Aim
Reproduce, character for character, the lines below from the first through the one with "west] (gl2b) at". Leave pictures out.

## start Data segment

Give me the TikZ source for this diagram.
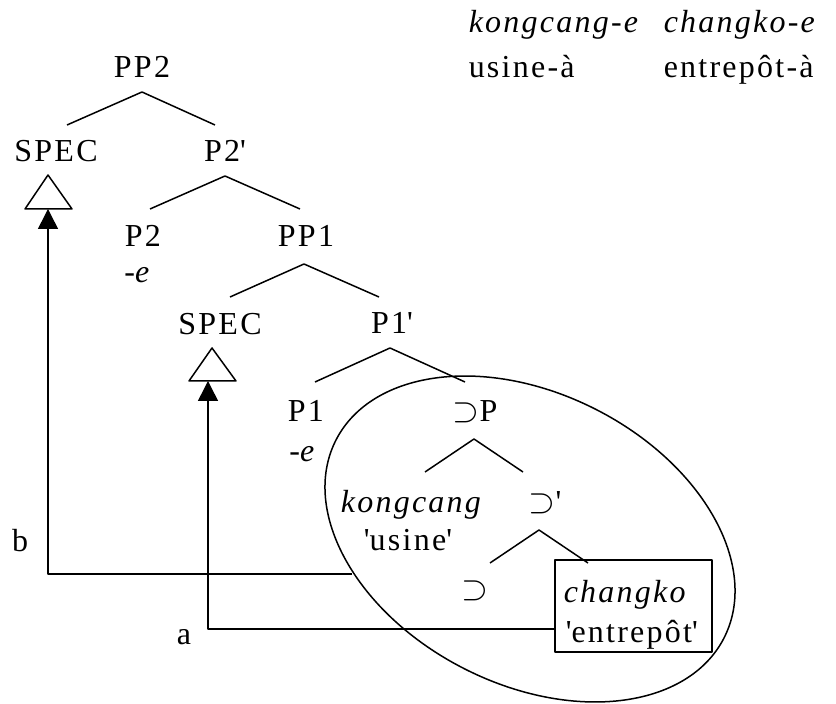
\documentclass[tikz,border=0pt]{standalone}
\usepackage{fontspec}
\setmainfont{Liberation Serif}[LetterSpace=7]
\usetikzlibrary{arrows.meta}
\newcommand{\qt}[1]{\textquotesingle#1\textquotesingle}
\begin{document}
\begin{tikzpicture}[x=0.5pt, y=-0.5pt, line width=0.75pt, line join=round,
  every node/.style={inner sep=0pt, anchor=base, font=\fontsize{16}{19}\selectfont},
  uparrow/.style={-{Triangle[width=10pt,length=10pt]}}]
  \useasboundingbox (0,0) rectangle (836,704);

  % --- gloss (top right) ---
  \node[anchor=base west] (gl1a) at (468,33) {\textit{kongcang-e}};
  \node[anchor=base west] (gl1b) at (468,78) {usine-à};
  \node[anchor=base west] (gl2a) at (663,33) {\textit{changko-e}};
  \node[anchor=base west] (gl2b) at (663,78) {entrepôt-à};

  % --- tree labels ---
  \node (pp2)   at (142,78)  {PP2};
  \node (spec2) at (56,162)  {SPEC};
  \node (p2bar) at (225,162) {P2\textquotesingle};
  \node (p2)    at (143,247) {P2};
  \node (p2suf) at (138,283) {-\textit{e}};
  \node (pp1)   at (306,247) {PP1};
  \node (spec1) at (220,335) {SPEC};
  \node (p1bar) at (392,334) {P1\textquotesingle};
  \node (p1)    at (306,422) {P1};
  \node (p1suf) at (303,462) {-\textit{e}};
  \node (subp)  at (475,422) {$\supset$P};
  \node (kong)  at (412,513) {\textit{kongcang}};
  \node (usine) at (408,551) {\qt{usine}};
  \node (subbar) at (545,513) {$\supset$\textquotesingle};
  \node (subhd) at (475,600) {$\supset$};
  \node[anchor=base west] (chang) at (563,603) {\textit{changko}};
  \node[anchor=base west] (entre) at (565,643) {\qt{entrepôt}};
  \node[draw, anchor=center, minimum width=78.5pt, minimum height=46pt] (box) at (633.5,606) {};
  \node (lblb)  at (20,552)  {b};
  \node (lbla)  at (184,645) {a};

  % --- branches: apex, left end, right end ---
  \coordinate (pp2-t) at (142,92);  \coordinate (pp2-l) at (67,125);  \coordinate (pp2-r) at (215,125);
  \coordinate (p2b-t) at (225,176); \coordinate (p2b-l) at (150,209); \coordinate (p2b-r) at (300,209);
  \coordinate (pp1-t) at (304,264); \coordinate (pp1-l) at (230,297); \coordinate (pp1-r) at (379,297);
  \coordinate (p1b-t) at (390,348); \coordinate (p1b-l) at (315,382); \coordinate (p1b-r) at (465,382);
  \coordinate (sp-t)  at (474,439); \coordinate (sp-l)  at (425,472); \coordinate (sp-r)  at (523,472);
  \coordinate (sb-t)  at (539,530); \coordinate (sb-l)  at (490,563); \coordinate (sb-r)  at (588,563);
  \foreach \n in {pp2,p2b,pp1,p1b,sp,sb}
    \draw (\n-l) -- (\n-t) -- (\n-r);

  % --- SPEC triangles ---
  \draw (48,175) -- (25,209) -- (72,209) -- cycle;
  \draw (212,348) -- (189,381) -- (236,381) -- cycle;

  % --- movement paths ---
  \coordinate (b-end) at (352,574);
  \coordinate (b-corner) at (48,574);
  \coordinate (a-corner) at (208,629);
  \draw[uparrow] (b-end) -- (b-corner) -- (48,209);
  \draw[uparrow] (box.west |- a-corner) -- (a-corner) -- (208,381);

  % --- circled constituent ---
  \coordinate (el-c) at (530,539);
  \draw[rotate around={-27:(el-c)}] (el-c) ellipse [x radius=108.9pt, y radius=72.7pt];
\end{tikzpicture}
\end{document}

## end Data segment

Correct output
Give me the TikZ source for this diagram.
\documentclass[tikz,border=0pt]{standalone}
\usepackage{fontspec}
\setmainfont{Liberation Serif}[LetterSpace=7]
\usetikzlibrary{arrows.meta}
\newcommand{\qt}[1]{\textquotesingle#1\textquotesingle}
\begin{document}
\begin{tikzpicture}[x=0.5pt, y=-0.5pt, line width=0.75pt, line join=round,
  every node/.style={inner sep=0pt, anchor=base, font=\fontsize{16}{19}\selectfont},
  uparrow/.style={-{Triangle[width=10pt,length=10pt]}}]
  \useasboundingbox (0,0) rectangle (836,704);

  % --- gloss (top right) ---
  \node[anchor=base west] (gl1a) at (468,33) {\textit{kongcang-e}};
  \node[anchor=base west] (gl1b) at (468,78) {usine-à};
  \node[anchor=base west] (gl2a) at (663,33) {\textit{changko-e}};
  \node[anchor=base west] (gl2b) at (663,78) {entrepôt-à};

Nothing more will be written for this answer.